Last modified: 2011-08-31

Abstract


Risk management is like the weather - everybody complains about it but nobody does anything about it. To a sceptical observer risk management seems to be flabby, intellectually impoverished and full of empty words.

Fortunately risk management in a contract is intellectually rigorous; and that is what this proposed tutorial will discuss. Using a typical public-private partnership contract for instance for a build-own-operate-transfer toll road, a number of risks will be identified, transferred to that party best able to manage it, and then managed. A number of questions need to be asked, and the answers point in the direction of a reasonable risk management solution. The relevant questions are:

  • Who are the contracting parties? What is the nature of the contract?
  • What precisely is this risk? What will happen to whom? When does the risk come into existence?
  • How should this contractual risk be prevented or minimized?
  • If the contract did not transfer the remaining risk, which one of the contracting parties would by default carry that risk? Note The default situation is a firm-fixed price contract.
  • Which contracting party can control this risk and is thus best able to carry the risk?
  • If these parties are not the same, how should the remaining risk be transferred to that party best able to carry it?
  • How should that party manage this risk, and how should risk management be enforced?
  • How should risk exposure be contractually rewarded?

The answers to these questions do not solve the question of how to handle the risk, but it illuminates the way towards the solution.

It is impossible to manage risk in general - only a precisely-specified risk can be managed. The more precise a risk has been specified, the more self-evident the best way of responding to it becomes, and the easier risk management turns out to be.

This approach is only valid for a procurement risk. Other risks, for instance the reputational risk of a company involved in a mining venture, will need to be handled differently.

Don;t start with the answer, for instance a penalty clause to enforce a delay risk. Start with the problem and with a clean sheet, and then think your way through it. If you start with the answer the questions won’t help, except cause further confusion. Don't mix various risks - isolate a single risk and develop a response to it, before starting with another risk. Don’t change the topic - stick to one particular risk until it has been completely resolved.

The cost risk is transferred by means of the type of contract, for instance a firm-fixed-price contract or a time-and-material contract. To transfer any other risk needs a particular clause in the contract, for instance an escalation clause for currency exchange risk, or a clause defining the contracted end date. Then define an enforcement approach.

Risk enforcement can be handled in terms of a set of three increasingly severe levels:

  • Sue for breach of contract. This most basic approach suffers from lengthy delays, the high legal costs of litigation and the unpredictability of the outcome.
  • Claim penalties for breach of contract in terms of the Conventional Penalties Act, Act 15 of 1962.
  • Insist on a surety bond, also known as a performance bond or as a bank guarantee, similar to surety for individuals.

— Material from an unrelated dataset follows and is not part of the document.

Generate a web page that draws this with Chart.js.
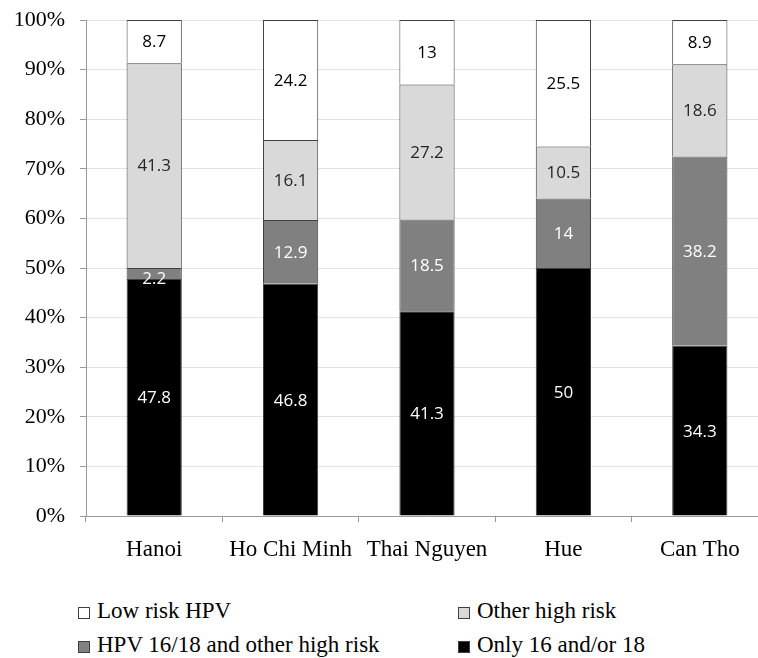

These mechanisms are risk enforcement instruments, not risk transfer instruments.

This tutorial material has been developed for one of the modules of a post-graduate course in project management at the Graduate School of Technology Management at the University of Pretoria. The material is also used for various courses on behalf of Continuing Education at the University of Pretoria. It has been presented about twenty times and has been systematically improved. In other words, this is not a to-be-developed tutorial but a going concern.

The issues to be addressed by this tutorial are of concern to most engineering managers: What are the risks in a given contract? How should those risks be minimized? Which party to the contract should carry those risks? How should the risk be transferred? How should it be enforced?